Sat | Sep 26, 2020

Police station bars remain open - Cops in high spirits breach PM’s order with impunity

Published:Wednesday | March 25, 2020 | 12:25 AM
The bar at the Hunts Bay Police Station was open for business when 
The Gleaner visited the compound yesterday evening.
The bar at the Hunts Bay Police Station was open for business when The Gleaner visited the compound yesterday evening.

Bars at several Jamaica Con­stabulary Force (JCF) police ­stations across the Corporate Area are ­operating in breach of a ban by Prime Minister Andrew Holness to curb the spread of COVID-19.

The shutdown of drinking ­parlours, nightclubs and entertainment venues, which was initially effective for seven days starting March 18, was yesterday extended to April 23.

However, bars operating at police stations, such as Matilda’s Corner, nearby the Office of the Police Commissioner, were observed yesterday breaching the law with impunity.

The Gleaner visited five ­locations, four of which were accessible and open not only to police personnel, but to the public. The Gleaner witnessed purchases being made at the Kingston Central and Hunts Bay police stations.

Yesterday, at 5 p.m., the Matilda’s Corner Police Station in Liguanea was in full swing with cops in high spirits in the company of the bartender. At this location, social-­distancing protocols – of persons standing one metre apart – was not being enforced.

A policeman at the Matilda’s Corner Station confirmed to The Gleaner via phone that the police bar closes at 10 p.m.

At 5:30 yesterday, a civilian was observed walking through the guardroom at Hunts Bay Police Station and directed to the bar where he purchased a drink.


This time, however, the ­bartender appeared to have been cleaning up after her customers, saying she was “not quite ready” to lock up.

Over at the Kingston Central Police Station, police officers were seated at the counter watching TV and quaffing libations at 6 p.m.

A civilian was directed by a policewoman not to walk through the guardroom but to access the bar by going through the station yard.

Many bar operators have been appealing to the Government to roll back the lockdown, ­arguing that their parlours rarely ­accommodate as many as 10 customers outside of special occasions.

When the initial shutdown was ordered by the prime minister, restaurants, pharmacies and ­corner shops were allowed to remain open and allow no more than 20 persons. That limit falls to 10 ­effective today.

During a press conference at Jamaica House on March 16, Holness warned that bars and other venues would not be allowed to open because of crowd-control concerns.

“I know I am going to be ­criticised because I don’t drink, but bars are closed.
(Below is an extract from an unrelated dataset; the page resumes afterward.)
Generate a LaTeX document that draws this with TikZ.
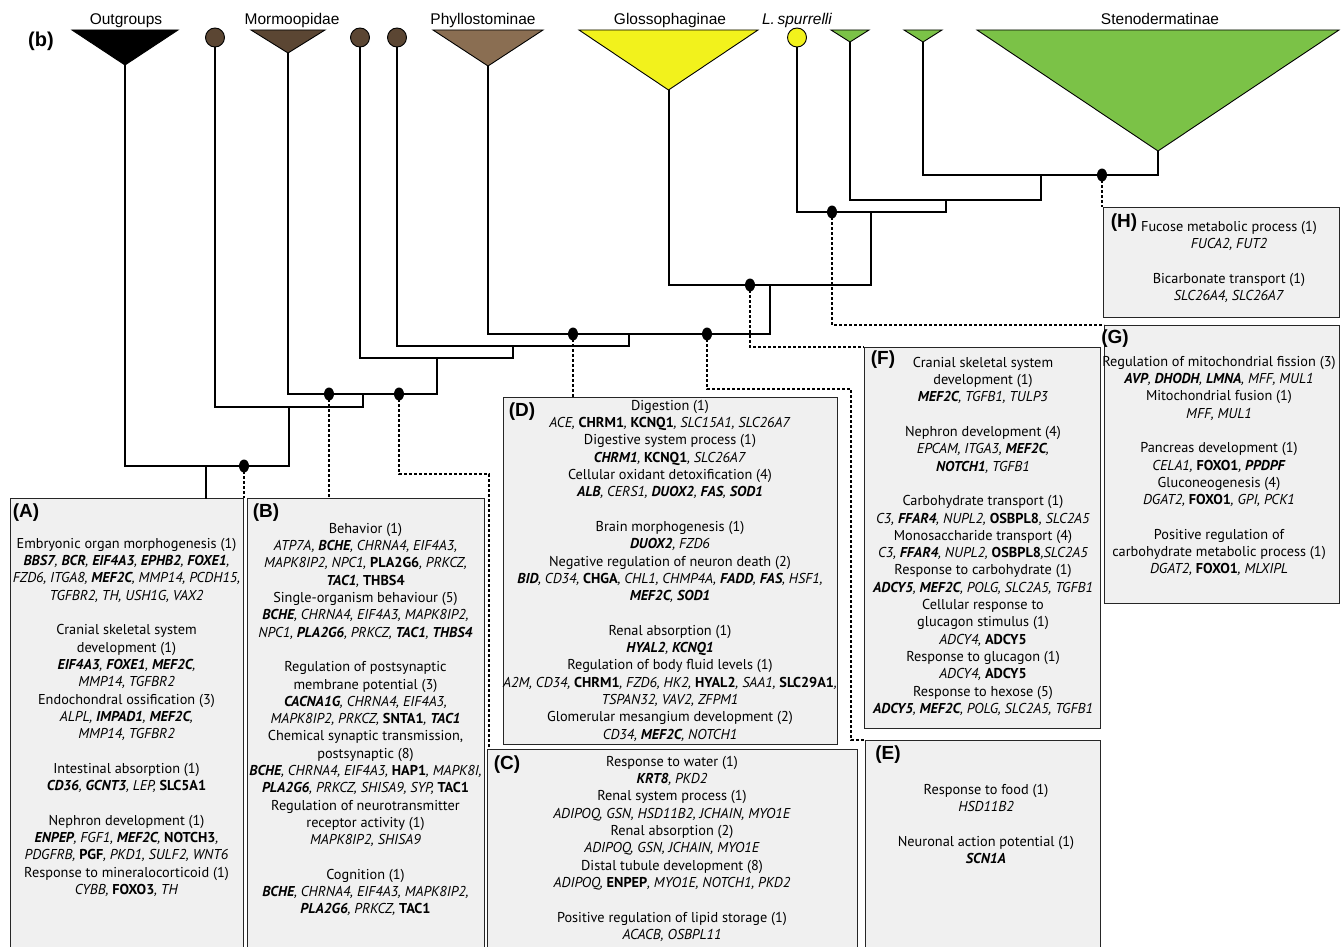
\documentclass[tikz,border=0pt]{standalone}
\usepackage{fontspec}
\setmainfont{PT Sans}
\newfontfamily\taxfont{Liberation Sans}
\usepackage{tikz}
\usetikzlibrary{calc}
\usetikzlibrary{shapes.geometric}

\definecolor{mormbrown}{HTML}{5B4633}
\definecolor{phylbrown}{HTML}{8A6E52}
\definecolor{glossyellow}{HTML}{F2F21C}
\definecolor{stenogreen}{HTML}{7BC247}
\definecolor{boxgrey}{HTML}{F0F0F0}

\newcommand{\GOFontSize}{\fontsize{14.3}{17.3}\selectfont}
\newcommand{\GOskip}{17.3pt}
\newcommand{\genes}[1]{\textit{#1}}
\newcommand{\hb}[1]{\textbf{#1}}
\newcommand{\hu}[1]{\textup{\textbf{#1}}}

\newcommand{\CladeTri}[5]{
  \coordinate (#1) at ({(#2+#3)/2},#4);
  \filldraw[clade, fill=#5] (#2,30) -- (#3,30) -- (#1) -- cycle;
}
\newcommand{\CladeDot}[3]{
  \node[taxdot, fill=#3] (#1top) at (#2,37.5) {};
  \coordinate (#1) at (#1top.south);
}
\newcommand{\GOBox}[5]{
  \node[gobox, anchor=north west, minimum width={#4-#2}, minimum height={#5-#3}] (#1) at (#2,#3) {};
}
\newcommand{\GOLabel}[3]{
  \node[golabel] (#1) at #2 {#3};
}

\begin{document}
\begin{tikzpicture}[x=1pt, y=-1pt,
  branch/.style={line width=1.3pt, line cap=rect},
  clade/.style={draw=black, line width=0.9pt},
  taxdot/.style={circle, draw=black, line width=0.9pt, minimum size=19pt, inner sep=0pt},
  godot/.style={ellipse, fill=black, minimum width=10pt, minimum height=13pt, inner sep=0pt},
  golink/.style={line width=1.2pt, dash pattern=on 3pt off 2pt},
  gobox/.style={draw=black!85, fill=boxgrey, line width=1.4pt, inner sep=0pt},
  gotext/.style={align=center, font=\GOFontSize, inner sep=0pt, anchor=north},
  golabel/.style={font=\taxfont\bfseries\fontsize{19}{19}\selectfont, inner sep=0pt},
  taxon/.style={font=\taxfont\fontsize{15.5}{15.5}\selectfont, anchor=base, inner sep=0pt}]
\useasboundingbox (0,0) rectangle (1344,947);

\GOBox{boxH}{1103}{207}{1339}{317}
\GOBox{boxG}{1104}{325}{1339}{603}
\GOBox{boxF}{864}{347}{1100}{728}
\GOBox{boxD}{503}{397}{837}{744}
\GOBox{boxA}{10}{498}{243}{960}
\GOBox{boxB}{247}{498}{484}{960}
\GOBox{boxC}{487}{749}{857}{960}
\GOBox{boxE}{865}{740}{1100}{960}

\GOLabel{labA}{(26,513)}{(A)}
\GOLabel{labB}{(266,513)}{(B)}
\GOLabel{labC}{(507,765)}{(C)}
\GOLabel{labD}{(522,412)}{(D)}
\GOLabel{labE}{(888,755)}{(E)}
\GOLabel{labF}{(883,360)}{(F)}
\GOLabel{labG}{(1115,339)}{(G)}
\GOLabel{labH}{(1124,223)}{(H)}

\node[gotext] (textA) at (126.5,538) {Embryonic organ morphogenesis (1)\\
\genes{\hb{BBS7}, \hb{BCR}, \hb{EIF4A3}, \hb{EPHB2}, \hb{FOXE1},}\\
\genes{FZD6, ITGA8, \hb{MEF2C}, MMP14, PCDH15,}\\
\genes{TGFBR2, TH, USH1G, VAX2}\\[\GOskip]
Cranial skeletal system\\
development (1)\\
\genes{\hb{EIF4A3}, \hb{FOXE1}, \hb{MEF2C},}\\
\genes{MMP14, TGFBR2}\\
Endochondral ossification (3)\\
\genes{ALPL, \hb{IMPAD1}, \hb{MEF2C},}\\
\genes{MMP14,  TGFBR2}\\[\GOskip]
Intestinal absorption (1)\\
\genes{\hb{CD36}, \hb{GCNT3}, LEP, \hu{SLC5A1}}\\[\GOskip]
Nephron development (1)\\
\genes{\hb{ENPEP}, FGF1, \hb{MEF2C}, \hu{NOTCH3},}\\
\genes{PDGFRB, \hu{PGF}, PKD1, SULF2, WNT6}\\
Response to mineralocorticoid (1)\\
\genes{CYBB, \hu{FOXO3}, TH}};

\node[gotext] (textB) at (365.5,523) {Behavior (1)\\
\genes{ATP7A, \hb{BCHE}, CHRNA4, EIF4A3,}\\
\genes{MAPK8IP2, NPC1, \hu{PLA2G6}, PRKCZ,}\\
\genes{\hb{TAC1}, \hu{THBS4}}\\
Single-organism behaviour (5)\\
\genes{\hb{BCHE}, CHRNA4, EIF4A3, MAPK8IP2,}\\
\genes{NPC1, \hb{PLA2G6}, PRKCZ, \hb{TAC1}, \hb{THBS4}}\\[\GOskip]
Regulation of postsynaptic\\
membrane potential (3)\\
\genes{\hb{CACNA1G}, CHRNA4, EIF4A3,}\\
\genes{MAPK8IP2, PRKCZ, \hu{SNTA1}, \hb{TAC1}}\\
Chemical synaptic transmission,\\
postsynaptic (8)\\
\genes{\hb{BCHE}, CHRNA4, EIF4A3, \hu{HAP1}, MAPK8I,}\\
\genes{\hb{PLA2G6}, PRKCZ, SHISA9, SYP, \hu{TAC1}}\\
Regulation of neurotransmitter\\
receptor activity (1)\\
\genes{MAPK8IP2, SHISA9}\\[\GOskip]
Cognition (1)\\
\genes{\hb{BCHE}, CHRNA4, EIF4A3, MAPK8IP2,}\\
\genes{\hb{PLA2G6}, PRKCZ, \hu{TAC1}}};

\node[gotext] (textC) at (672,756) {Response to water (1)\\
\genes{\hb{KRT8}, PKD2}\\
Renal system process (1)\\
\genes{ADIPOQ, GSN, HSD11B2, JCHAIN, MYO1E}\\
Renal absorption (2)\\
\genes{ADIPOQ, GSN, JCHAIN, MYO1E}\\
Distal tubule development (8)\\
\genes{ADIPOQ, \hu{ENPEP}, MYO1E, NOTCH1, PKD2}\\[\GOskip]
Positive regulation of lipid storage (1)\\
\genes{ACACB, OSBPL11}};

\node[gotext] (textD) at (670,400) {Digestion (1)\\
\genes{ACE, \hu{CHRM1}, \hu{KCNQ1}, SLC15A1, SLC26A7}\\
Digestive system process (1)\\
\genes{\hb{CHRM1}, \hu{KCNQ1}, SLC26A7}\\
Cellular oxidant detoxification (4)\\
\genes{\hb{ALB}, CERS1, \hb{DUOX2}, \hb{FAS}, \hb{SOD1}}\\[\GOskip]
Brain morphogenesis (1)\\
\genes{\hb{DUOX2}, FZD6}\\
Negative regulation of neuron death (2)\\
\genes{\hb{BID}, CD34, \hu{CHGA}, CHL1, CHMP4A, \hb{FADD}, \hb{FAS}, HSF1,}\\
\genes{\hb{MEF2C}, \hb{SOD1}}\\[\GOskip]
Renal absorption (1)\\
\genes{\hb{HYAL2}, \hb{KCNQ1}}\\
Regulation of body fluid levels (1)\\
\genes{A2M, CD34, \hu{CHRM1}, FZD6, HK2, \hu{HYAL2}, SAA1, \hu{SLC29A1},}\\
\genes{TSPAN32, VAV2, ZFPM1}\\
Glomerular mesangium development (2)\\
\genes{CD34, \hb{MEF2C}, NOTCH1}};

\node[gotext] (textE) at (986,784) {Response to food (1)\\
\genes{HSD11B2}\\[\GOskip]
Neuronal action potential (1)\\
\genes{\hb{SCN1A}}};

\node[gotext] (textF) at (983,357) {Cranial skeletal system\\
development (1)\\
\genes{\hb{MEF2C}, TGFB1, TULP3}\\[\GOskip]
Nephron development (4)\\
\genes{EPCAM, ITGA3, \hb{MEF2C},}\\
\genes{\hb{NOTCH1}, TGFB1}\\[\GOskip]
Carbohydrate transport (1)\\
\genes{C3, \hb{FFAR4}, NUPL2, \hu{OSBPL8}, SLC2A5}\\
Monosaccharide transport (4)\\
\genes{C3, \hb{FFAR4}, NUPL2, \hu{OSBPL8},SLC2A5}\\
Response to carbohydrate (1)\\
\genes{\hb{ADCY5}, \hb{MEF2C}, POLG, SLC2A5, TGFB1}\\
Cellular response to\\
glucagon stimulus (1)\\
\genes{ADCY4, \hu{ADCY5}}\\
Response to glucagon (1)\\
\genes{ADCY4, \hu{ADCY5}}\\
Response to hexose (5)\\
\genes{\hb{ADCY5}, \hb{MEF2C}, POLG, SLC2A5, TGFB1}};

\node[gotext] (textG) at (1219,356) {Regulation of mitochondrial fission (3)\\
\genes{\hb{AVP}, \hb{DHODH}, \hb{LMNA}, MFF, MUL1}\\
Mitochondrial fusion (1)\\
\genes{MFF, MUL1}\\[\GOskip]
Pancreas development (1)\\
\genes{CELA1, \hu{FOXO1}, \hb{PPDPF}}\\
Gluconeogenesis (4)\\
\genes{DGAT2, \hu{FOXO1}, GPI, PCK1}\\[\GOskip]
Positive regulation of\\
carbohydrate metabolic process (1)\\
\genes{DGAT2, \hu{FOXO1}, MLXIPL}};

\node[gotext] (textH) at (1229,221) {Fucose metabolic process (1)\\
\genes{FUCA2, FUT2}\\[\GOskip]
Bicarbonate transport (1)\\
\genes{SLC26A4, SLC26A7}};

% tips
\coordinate (og) at (125,65);
\coordinate (mo) at (288,53);
\coordinate (ph) at (488,66);
\coordinate (gl) at (669,90);
\coordinate (s1) at (850,42);
\coordinate (s2) at (923,42);
\coordinate (st) at (1158,151);
\coordinate (m1) at (215,47);
\coordinate (m2) at (360,47);
\coordinate (m3) at (397,47);
\coordinate (ls) at (797,47);

% internal nodes
\coordinate (n1) at (1041,175);
\coordinate (n2) at (946,200);
\coordinate (n3) at (871,212);
\coordinate (n4) at (770,285);
\coordinate (n5) at (629,334);
\coordinate (n6) at (513,346);
\coordinate (n7) at (437,358);
\coordinate (n8) at (363,394);
\coordinate (n9) at (289,407);
\coordinate (n10) at (206,466);

\foreach \a/\p/\b in {s2/n1/st, s1/n2/n1, ls/n3/n2, gl/n4/n3, ph/n5/n4, m3/n6/n5, m2/n7/n6, mo/n8/n7, m1/n9/n8, og/n10/n9}
  \draw[branch] (\a) |- (\p) -| (\b);
\draw[branch] (n10) -- (n10 |- boxA.north);

\CladeTri{og}{72}{178}{65}{black}
\CladeTri{mo}{251}{325}{53}{mormbrown}
\CladeTri{ph}{433}{543}{66}{phylbrown}
\CladeTri{gl}{579}{758}{90}{glossyellow}
\CladeTri{s1}{831}{869}{42}{stenogreen}
\CladeTri{s2}{904}{942}{42}{stenogreen}
\CladeTri{st}{977}{1339}{151}{stenogreen}
\CladeDot{m1}{215}{mormbrown}
\CladeDot{m2}{360}{mormbrown}
\CladeDot{m3}{397}{mormbrown}
\CladeDot{ls}{797}{glossyellow}

\node[taxon] (tOut) at (126,25) {Outgroups};
\node[taxon] (tMorm) at (292,25) {Mormoopidae};
\node[taxon] (tPhyl) at (483,25) {Phyllostominae};
\node[taxon] (tGlos) at (670,25) {Glossophaginae};
\node[taxon] (tLsp) at (797,25) {\itshape L.\,spurrelli};
\node[taxon] (tSten) at (1160,25) {Stenodermatinae};
\node[font=\taxfont\bfseries\fontsize{20}{20}\selectfont, inner sep=0pt] (panel) at (41,41) {(b)};

% GO term links
\coordinate (cC) at (489,474);
\coordinate (cE) at (851,389);
\foreach \n/\x/\y in {dA/244/466, dB/329/394, dC/399/394, dD/573/334, dE/707/334, dF/750/285, dG/832/212, dH/1102/175}
  \coordinate (\n) at (\x,\y);
\draw[golink] (dA) -- (dA |- boxA.north);
\draw[golink] (dB) -- (dB |- boxB.north);
\draw[golink] (dC) |- (cC) -- (cC |- boxC.north);
\draw[golink] (dD) -- (dD |- boxD.north);
\draw[golink] (dE) |- (cE) -- (cE |- boxE.north) -- (boxE.north west);
\draw[golink] (dF) |- (boxF.north west);
\draw[golink] (dG) |- (boxG.north west);
\draw[golink] (dH) -- (dH |- boxH.north);
\foreach \n in {dA, dB, dC, dD, dE, dF, dG, dH}
  \node[godot] (\n dot) at (\n) {};
\end{tikzpicture}
\end{document}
We are restricting the opening of bars, nightclubs and other areas of entertainment,” he said.

It is unclear whether the police breaches have emboldened private operators, but several bars were observed yesterday by roving journalists to be selling liquor and accommodating customers.

Senior Superintendent Stephanie Lindsay, who is in charge of the constabulary’s communications arm, conceded that police stations were not exempt from the Government’s ban.

“The answer to your question is no,” Lindsay said, pithily, when quizzed by The Gleaner if police stations were beyond the scope of the bar closure rules.

When advised that several police stations across the Corporate Area were breaching the ban, Lindsay said she was not able to immediately address the matter.

“I would want to check first, I would have to make some checks … ,” she said.

Attorney General Marlene Malahoo Forte outlined the penalties for failing to comply with the new restrictions.

“As a result of the orders made … if you fail to comply essentially, you are liable to a fine of $1 million or imprisonment not exceeding 12 months. Be warned, the laws will be enforced,” the attorney general said during a recent press conference.

Up to yesterday, 25 people were confirmed to have tested positive for SARS-CoV-2. One person has died.